Exceptional collections and D-branes probing toric singularities

TL;DR

This paper shows how strongly exceptional collections on singular toric surfaces can be used to derive gauge theories for D3-branes probing Calabi-Yau singularities, providing a systematic approach for various spaces.

Contribution

It introduces a method to derive gauge theories from strongly exceptional collections on singular toric surfaces, including new proofs for specific Y^{p,q} cases.

Findings

Derived gauge theories for weighted projective spaces

Proved strong exceptionality for Y^{p,p-1} and Y^{p,p-2r} cases

Established a basis of D-branes using exceptional collections

Abstract

We demonstrate that a strongly exceptional collection on a singular toric surface can be used to derive the gauge theory on a stack of D3-branes probing the Calabi-Yau singularity caused by the surface shrinking to zero size.
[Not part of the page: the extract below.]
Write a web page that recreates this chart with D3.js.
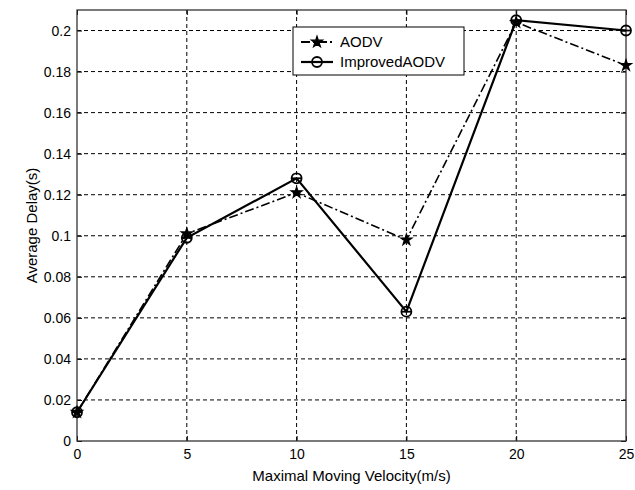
<!DOCTYPE html>
<html><head><meta charset="utf-8">
<script src="https://cdn.jsdelivr.net/npm/d3@7"></script>
<style>body{margin:0;background:#fff}svg{display:block}text{font-family:"Liberation Sans",Arial,sans-serif}</style>
</head><body>
<svg id="c" width="635" height="490"></svg>
<script>
const velocity = [0, 5, 10, 15, 20, 25];
const aodv = [0.014, 0.101, 0.121, 0.098, 0.204, 0.183];
const improvedAodv = [0.014, 0.099, 0.128, 0.063, 0.205, 0.200];
const xTicks = [0, 5, 10, 15, 20, 25];
const yTicks = [0, 0.02, 0.04, 0.06, 0.08, 0.1, 0.12, 0.14, 0.16, 0.18, 0.2];
const seriesNames = ["AODV", "ImprovedAODV"];

const svg = d3.select("#c");
const L = 77, R = 626, T = 10, B = 441;
const x = d3.scaleLinear().domain([0, 25]).range([L, R]);
const y = d3.scaleLinear().domain([0, 0.21]).range([B, T]);

// grid
const grid = svg.append("g").attr("stroke", "#000").attr("stroke-width", 1).attr("stroke-dasharray", "4,3");
xTicks.slice(1, -1).forEach(v => grid.append("line").attr("x1", x(v)).attr("x2", x(v)).attr("y1", T).attr("y2", B));
yTicks.slice(1).forEach(v => grid.append("line").attr("x1", L).attr("x2", R).attr("y1", y(v)).attr("y2", y(v)));

// axes
const fmt = d => d === 0 ? "0" : String(+d.toFixed(2));
svg.append("g").attr("transform", `translate(0,${B})`)
  .call(d3.axisBottom(x).tickValues(xTicks).tickSize(-5).tickPadding(8).tickFormat(d3.format("d")))
  .call(g => { g.select(".domain").remove(); g.selectAll("text").attr("font-size", 14).attr("fill", "#000"); g.selectAll("line").attr("stroke", "#000"); });
svg.append("g").attr("transform", `translate(${L},0)`)
  .call(d3.axisLeft(y).tickValues(yTicks).tickSize(-5).tickPadding(6).tickFormat(fmt))
  .call(g => { g.select(".domain").remove(); g.selectAll("text").attr("font-size", 14).attr("fill", "#000"); g.selectAll("line").attr("stroke", "#000"); });
svg.append("g").attr("transform", `translate(0,${T})`)
  .call(d3.axisTop(x).tickValues(xTicks).tickSize(-5).tickFormat(""))
  .call(g => { g.select(".domain").remove(); g.selectAll("line").attr("stroke", "#000"); });
svg.append("g").attr("transform", `translate(${R},0)`)
  .call(d3.axisRight(y).tickValues(yTicks).tickSize(-5).tickFormat(""))
  .call(g => { g.select(".domain").remove(); g.selectAll("line").attr("stroke", "#000"); });
svg.append("rect").attr("x", L).attr("y", T).attr("width", R - L).attr("height", B - T)
  .attr("fill", "none").attr("stroke", "#333").attr("stroke-width", 1.3);

// axis titles
svg.append("text").attr("x", (L + R) / 2).attr("y", 481).attr("text-anchor", "middle").attr("font-size", 15).text("Maximal Moving Velocity(m/s)");
svg.append("text").attr("transform", `translate(37,${(T + B) / 2}) rotate(-90)`).attr("text-anchor", "middle").attr("font-size", 15).text("Average Delay(s)");

// lines
const line = d3.line().x((d, i) => x(velocity[i])).y(d => y(d));
svg.append("path").datum(aodv).attr("d", line).attr("fill", "none").attr("stroke", "#000").attr("stroke-width", 1.6).attr("stroke-dasharray", "9,3,2,3");
svg.append("path").datum(improvedAodv).attr("d", line).attr("fill", "none").attr("stroke", "#000").attr("stroke-width", 2.2);

const star = d3.symbol().type(d3.symbolStar).size(38);
function drawStar(g, cx, cy) {
  g.append("path").attr("d", star()).attr("transform", `translate(${cx},${cy})`).attr("fill", "#000").attr("stroke", "#000").attr("stroke-width", 1.2);
}
function drawCircle(g, cx, cy) {
  g.append("circle").attr("cx", cx).attr("cy", cy).attr("r", 5).attr("fill", "none").attr("stroke", "#000").attr("stroke-width", 1.8);
  g.append("line").attr("x1", cx - 5).attr("x2", cx + 5).attr("y1", cy).attr("y2", cy).attr("stroke", "#000").attr("stroke-width", 1.8);
}
const mk = svg.append("g");
aodv.forEach((d, i) => drawStar(mk, x(velocity[i]), y(d)));
improvedAodv.forEach((d, i) => drawCircle(mk, x(velocity[i]), y(d)));

// legend
const lg = svg.append("g");
lg.append("rect").attr("x", 293).attr("y", 27).attr("width", 171).attr("height", 48).attr("fill", "#fff").attr("stroke", "#000").attr("stroke-width", 1);
lg.append("line").attr("x1", 301).attr("x2", 333).attr("y1", 42).attr("y2", 42).attr("stroke", "#000").attr("stroke-width", 1.8).attr("stroke-dasharray", "9,3,2,3");
drawStar(lg, 317, 42);
lg.append("line").attr("x1", 301).attr("x2", 333).attr("y1", 62).attr("y2", 62).attr("stroke", "#000").attr("stroke-width", 2.2);
drawCircle(lg, 317, 62);
lg.append("text").attr("x", 340).attr("y", 47).attr("font-size", 15).text(seriesNames[0]);
lg.append("text").attr("x", 340).attr("y", 67).attr("font-size", 15).text(seriesNames[1]);
</script>
</body></html>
A strongly exceptional collection, i.e., an ordered set of sheaves satisfying special mapping properties, gives a convenient basis of D-branes. We find such collections and analyze the gauge theories for weighted projective spaces, and many of the Y^{p,q} and L^{p,q,r} spaces. In particular, we prove the strong exceptionality for all p in the Y^{p,p-1} case, and similarly for the Y^{p,p-2r} case.